16 de mayo de 2013

¡No perdamos nunca la alegría!

Evangelio según San Juan 17,11b-19.

Yo ya no estoy más en el mundo, pero ellos se quedan en el mundo, mientras yo vuelvo a ti. Padre Santo, guárdalos en ese Nombre tuyo que a mí me diste, para que sean uno como nosotros.
Cuando estaba con ellos, yo los cuidaba en tu Nombre, pues tú me los habías encomendado, y ninguno de ellos se perdió, excepto el que llevaba en sí la perdición, pues en esto había de cumplirse la Escritura.
Pero ahora que voy a ti, y estando todavía en el mundo digo estas cosas para que tengan en ellos la plenitud de mi alegría.
Yo les he dado tu mensaje y el mundo los ha odiado porque no son del mundo, como tampoco yo soy del mundo.
No te pido que los saques del mundo, sino que los defiendas del Maligno.
Ellos no son del mundo, como tampoco yo soy del mundo.
Conságralos mediante la verdad: tu palabra es verdad.
Así como tú me has enviado al mundo, así yo también los envío al mundo; por ellos ofrezco el sacrificio, para que también ellos sean consagrados en la verdad.



COMENTARIO:


  Este Evangelio de Juan sigue siendo para nosotros un bálsamo de ternura y esperanza. Jesús en su testamento de amor, realiza esta plegaria sacerdotal donde manifiesta en primer lugar una realidad que debe llenarnos de gozo. Dios cuida de nosotros porque su Hijo, al que nada puede negarle, reza para que así sea. Si somos uno con Cristo a través del Bautismo, estamos unidos con Él al Padre y como tal cuidará de ti y de mí, en todos los momentos de nuestra vida.

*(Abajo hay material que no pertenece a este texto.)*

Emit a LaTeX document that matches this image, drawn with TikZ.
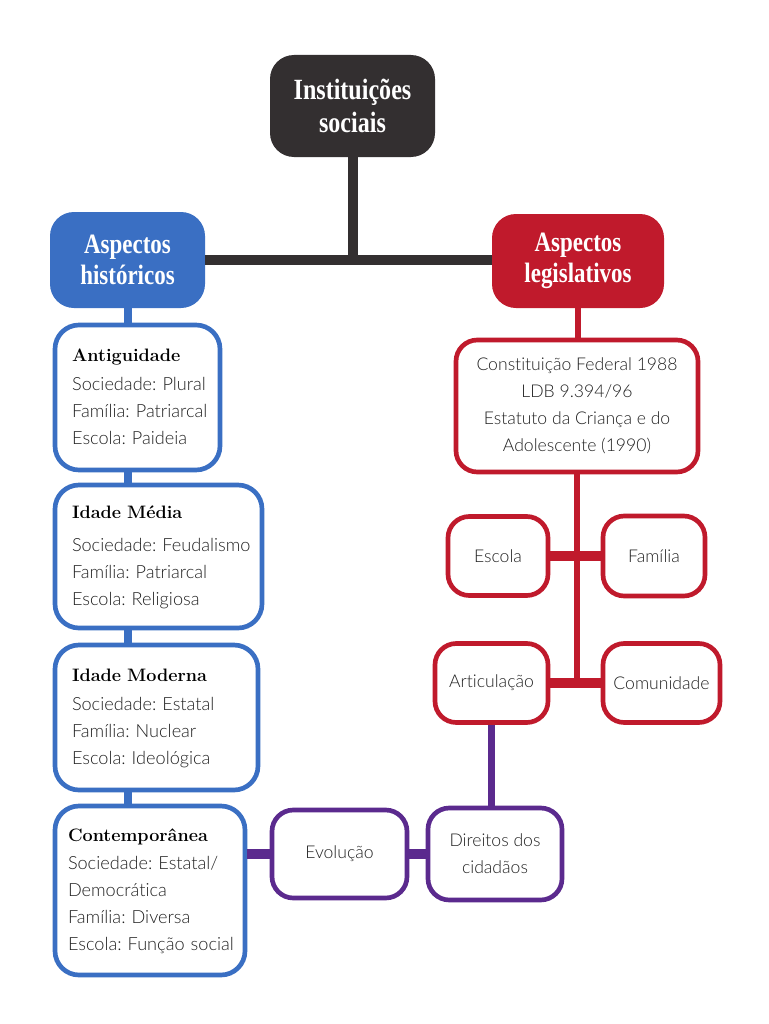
\documentclass[tikz,border=0pt]{standalone}
\usepackage{fontspec}
\newfontfamily\bodyfont[Ligatures=NoCommon]{Lato Light}
\newfontfamily\headfont[FakeStretch=0.82]{Liberation Serif}
\usetikzlibrary{positioning}
\definecolor{titlegray}{HTML}{332F30}
\definecolor{histblue}{HTML}{3A6FC3}
\definecolor{legred}{HTML}{C01A2C}
\definecolor{evolpurple}{HTML}{5B2A8E}
\definecolor{textgray}{HTML}{222222}
\tikzset{
  headbox/.style = {rounded corners = 18pt, text = white, align = center, inner sep = 0pt,
    font = \headfont\bfseries\fontsize{21}{23}\selectfont},
  bluebox/.style = {draw = histblue, line width = 3.5pt, fill = white, rounded corners = 18pt,
    align = left, inner sep = 0pt, text = textgray, font = \bodyfont\frenchspacing\fontsize{13.6}{20.25}\selectfont},
  redbox/.style = {draw = legred, line width = 3.5pt, fill = white, rounded corners = 16pt,
    align = center, inner sep = 0pt, text = textgray, font = \bodyfont\fontsize{13.2}{20.25}\selectfont},
  purplebox/.style = {redbox, draw = evolpurple}
}
\newcommand{\period}[1]{{\rmfamily\bfseries\color{black}\fontsize{13.5}{16}\selectfont #1}}
\newcommand{\periodlines}[3]{\begin{tabular}{@{}l@{}}\period{#1}\\[#2] #3\end{tabular}}
\begin{document}
\begin{tikzpicture}[x = 0.75pt, y = -0.75pt]
		\useasboundingbox[fill = white] (0, 0) rectangle (768, 1024);

		\node[headbox, fill = titlegray, minimum width = 123.75pt, minimum height = 76.5pt,
			font = \headfont\bfseries\fontsize{22}{25}\selectfont] (inst) at (352.5, 106) {Instituições\\sociais};
		\node[headbox, fill = histblue, minimum width = 116.25pt, minimum height = 72pt] (hist) at (127.5, 260) {Aspectos\\históricos};
		\node[headbox, fill = legred, minimum width = 129pt, minimum height = 70.5pt] (legis) at (578, 261) {Aspectos\\legislativos};

		% historical periods
		\node[bluebox, minimum width = 123.75pt, minimum height = 108.75pt, text width = 98pt] (antig) at (137.5, 397.5)
			{\periodlines{Antiguidade}{1pt}{Sociedade: Plural\\ Família: Patriarcal\\ Escola: Paideia}};
		\node[bluebox, minimum width = 155.25pt, minimum height = 107.25pt, text width = 129.75pt] (media) at (158.5, 556.5)
			{\periodlines{Idade Média}{5pt}{Sociedade: Feudalismo\\ Família: Patriarcal\\ Escola: Religiosa}};
		\node[bluebox, minimum width = 152.25pt, minimum height = 108.75pt, text width = 126.75pt] (moderna) at (156.5, 717.5)
			{\periodlines{Idade Moderna}{2pt}{Sociedade: Estatal\\ Família: Nuclear\\ Escola: Ideológica}};
		\node[bluebox, minimum width = 142.5pt, minimum height = 126.75pt, text width = 123pt] (contemp) at (150, 890.5)
			{\periodlines{Contemporânea}{1pt}{Sociedade: Estatal/\\ Democrática\\ Família: Diversa\\ Escola: Função social}};

		% legislation
		\node[redbox, minimum width = 181.5pt, minimum height = 99pt] (const) at (577, 406)
			{Constituição Federal 1988\\ LDB 9.394/96\\ Estatuto da Criança e do\\ Adolescente (1990)};
		\node[redbox, minimum width = 75pt, minimum height = 59.25pt] (escola) at (498, 556) {Escola};
		\node[redbox, minimum width = 76.5pt, minimum height = 60pt] (familia) at (654, 556) {Família};
		\node[redbox, minimum width = 84.75pt, minimum height = 59.25pt] (artic) at (491.5, 683) {Articulação};
		\node[redbox, minimum width = 87.75pt, minimum height = 59.25pt] (comun) at (661.5, 683) {Comunidade};

		\node[purplebox, minimum width = 100.5pt, minimum height = 69pt] (direitos) at (495, 854) {Direitos dos\\ cidadãos};
		\node[purplebox, minimum width = 101.25pt, minimum height = 66pt] (evol) at (339.5, 854) {Evolução};

		% edges
		\draw[line width = 7.5pt, titlegray] (inst.south) -- (inst.south |- hist.east);
		\draw[line width = 7.5pt, titlegray] (hist.east) -- (hist.east -| legis.west);

		\draw[line width = 6pt, histblue] (hist.south) -- (hist.south |- antig.north);
		\draw[line width = 6pt, histblue] (antig.south -| hist.south) -- (hist.south |- media.north);
		\draw[line width = 6pt, histblue] (media.south -| hist.south) -- (hist.south |- moderna.north);
		\draw[line width = 6pt, histblue] (moderna.south -| hist.south) -- (hist.south |- contemp.north);

		\draw[line width = 4.5pt, legred] (legis.south) -- (legis.south |- const.north);
		\draw[line width = 5pt, legred] (const.south) -- (const.south |- comun.west);
		\draw[line width = 7.5pt, legred] (escola.east) -- (familia.west);
		\draw[line width = 7.5pt, legred] (artic.east) -- (comun.west);

		\draw[line width = 5pt, evolpurple] (artic.south) -- (artic.south |- direitos.north);
		\draw[line width = 7.5pt, evolpurple] (evol.east) -- (direitos.west);
		\draw[line width = 7.5pt, evolpurple] (evol.west -| contemp.east) -- (evol.west);

\end{tikzpicture}
\end{document}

  Este hecho, que es una certeza porque nos lo ha transmitido Dios mismo que no puede engañarse ni engañarnos, debe hacernos observar el presente y el futuro con una perspectiva diferente: la de la alegría. Por eso Jesús, en este capítulo, nos deja claro que si llegamos al convencimiento de que somos “la debilidad” del Padre, la “locura de amor” por la que fue capaz de enviar a su Hijo a una muerte ignominiosa de Cruz, para que nosotros recuperáramos la Vida que habíamos perdido, tendríamos esa seguridad, esa fe incondicional de la que han dado muestra los Patriarcas del Antiguo Testamento.


  No hablamos, os lo recuerdo siempre, de que se nos eviten los problemas; ya que la mayoría de ellos nos los hemos buscado nosotros en nuestra libertad, o bien son el producto del pecado en el mundo: la avaricia de muchos, la intolerancia de algunos, o la injusticia de unos cuantos. No; me refiero a encontrar el sentido de todo, bueno y malo, que Dios permite como camino y medio de santificación. Esas pruebas que nos fortalecen y que podemos sobrellevar con la ayuda de la Gracia, descubriendo en cada circunstancia un motivo para acercarnos al Señor. De esta manera se cumple la petición que Jesús hizo al Padre en referencia a nuestro futuro: “Para que ellos se llenen de la misma alegría que yo tengo”. Esa alegría que no es fruto de pequeños deseos cumplidos, ni de satisfacciones temporales, sino de no tener miedo a la vida, porque es el camino de encuentro con Cristo; y mucho menos a la muerte, que es el comienzo de la verdadera Vida.


  Pero el Señor, como en otras muchas ocasiones, nos avisa de que este mundo –entendido como bienes de la tierra, de suyo caducos, que pueden presentar oposición a los bienes del espíritu- no va a perdonarnos que seamos distintos y no formemos parte del engranaje materialista y consumista que embota el alma y ahoga ideales. No va a permitirnos que manifestemos, en libertad, otra forma de vivir, de sentir y de amar. Por eso, a través de la mentira y el descrédito, cuando no, haciendo uso del ridículo, intentarán silenciar el mensaje divino que termina con la esclavitud más grande que puede sufrir el ser humano: la de sí mismo.


  A Cristo le urge el amor del hombre, y por eso nos envía a este mundo para que, desde su interior, sepamos llevarlo a Dios. Decía san Josemaría que habíamos de ser hombres del mundo, amarlo profundamente, pero sin ser mundanos y sin apegos a las banalidades que surgen de él. Porque el mundo, todo él, es la tierra de misión donde Dios ha querido enviarnos para transmitir su Palabra y vivir –haciendo vivir- la realidad de cada día con la alegría, la valentía y la coherencia de nuestra fe cristiana. Sólo así, con nuestro ejemplo de fidelidad que debe proyectarse en actos de amor a los demás, podremos ser esos firmes eslabones en la cadena de salvación que une el cielo y la tierra, y que es la Iglesia de Dios.